GIVEN REQUEST
Set the data down again, exactly as it reads, but without the pictures.

+ + + + + + +

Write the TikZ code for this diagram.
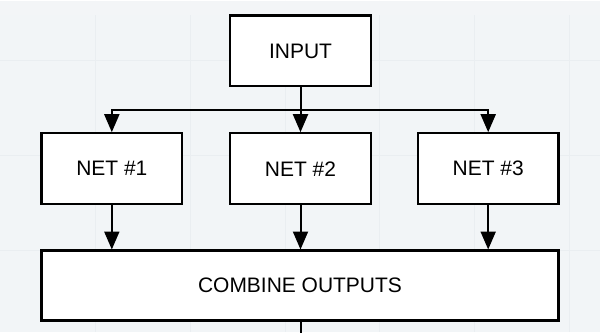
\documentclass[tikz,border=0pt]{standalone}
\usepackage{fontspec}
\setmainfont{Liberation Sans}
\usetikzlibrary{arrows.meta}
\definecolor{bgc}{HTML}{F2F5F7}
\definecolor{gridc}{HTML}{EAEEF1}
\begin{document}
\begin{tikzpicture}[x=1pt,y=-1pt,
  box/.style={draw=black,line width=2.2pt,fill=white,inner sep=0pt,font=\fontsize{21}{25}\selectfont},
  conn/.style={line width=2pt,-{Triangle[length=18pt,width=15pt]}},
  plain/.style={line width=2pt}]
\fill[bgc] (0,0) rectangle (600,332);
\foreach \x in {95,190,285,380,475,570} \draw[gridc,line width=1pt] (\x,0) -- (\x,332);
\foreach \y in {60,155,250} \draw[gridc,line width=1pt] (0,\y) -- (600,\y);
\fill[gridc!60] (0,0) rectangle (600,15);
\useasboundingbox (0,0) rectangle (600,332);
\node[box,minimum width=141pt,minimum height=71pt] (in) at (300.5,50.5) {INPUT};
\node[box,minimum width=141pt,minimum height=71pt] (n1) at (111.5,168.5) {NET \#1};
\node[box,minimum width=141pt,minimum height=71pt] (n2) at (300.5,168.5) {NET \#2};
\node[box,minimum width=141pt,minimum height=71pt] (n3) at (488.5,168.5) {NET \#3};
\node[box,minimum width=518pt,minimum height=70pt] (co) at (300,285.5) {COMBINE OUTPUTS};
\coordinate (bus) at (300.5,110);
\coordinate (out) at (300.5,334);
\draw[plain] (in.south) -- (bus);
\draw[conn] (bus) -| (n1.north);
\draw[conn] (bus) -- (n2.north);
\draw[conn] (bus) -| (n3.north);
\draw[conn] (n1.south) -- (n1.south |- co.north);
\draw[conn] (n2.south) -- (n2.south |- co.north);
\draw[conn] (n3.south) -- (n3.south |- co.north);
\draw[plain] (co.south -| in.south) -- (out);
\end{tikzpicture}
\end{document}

+ + + + + + +

EXERCISE OUTPUT
Write the TikZ code for this diagram.
\documentclass[tikz,border=0pt]{standalone}
\usepackage{fontspec}
\setmainfont{Liberation Sans}
\usetikzlibrary{arrows.meta}
\definecolor{bgc}{HTML}{F2F5F7}
\definecolor{gridc}{HTML}{EAEEF1}
\begin{document}
\begin{tikzpicture}[x=1pt,y=-1pt,
  box/.style={draw=black,line width=2.2pt,fill=white,inner sep=0pt,font=\fontsize{21}{25}\selectfont},
  conn/.style={line width=2pt,-{Triangle[length=18pt,width=15pt]}},
  plain/.style={line width=2pt}]
\fill[bgc] (0,0) rectangle (600,332);
\foreach \x in {95,190,285,380,475,570} \draw[gridc,line width=1pt] (\x,0) -- (\x,332);
\foreach \y in {60,155,250} \draw[gridc,line width=1pt] (0,\y) -- (600,\y);
\fill[gridc!60] (0,0) rectangle (600,15);
\useasboundingbox (0,0) rectangle (600,332);
\node[box,minimum width=141pt,minimum height=71pt] (in) at (300.5,50.5) {INPUT};
\node[box,minimum width=141pt,minimum height=71pt] (n1) at (111.5,168.5) {NET \#1};
\node[box,minimum width=141pt,minimum height=71pt] (n2) at (300.5,168.5) {NET \#2};
\node[box,minimum width=141pt,minimum height=71pt] (n3) at (488.5,168.5) {NET \#3};
\node[box,minimum width=518pt,minimum height=70pt] (co) at (300,285.5) {COMBINE OUTPUTS};
\coordinate (bus) at (300.5,110);
\coordinate (out) at (300.5,334);
\draw[plain] (in.south) -- (bus);
\draw[conn] (bus) -| (n1.north);
\draw[conn] (bus) -- (n2.north);
\draw[conn] (bus) -| (n3.north);
\draw[conn] (n1.south) -- (n1.south |- co.north);
\draw[conn] (n2.south) -- (n2.south |- co.north);
\draw[conn] (n3.south) -- (n3.south |- co.north);
\draw[plain] (co.south -| in.south) -- (out);
\end{tikzpicture}
\end{document}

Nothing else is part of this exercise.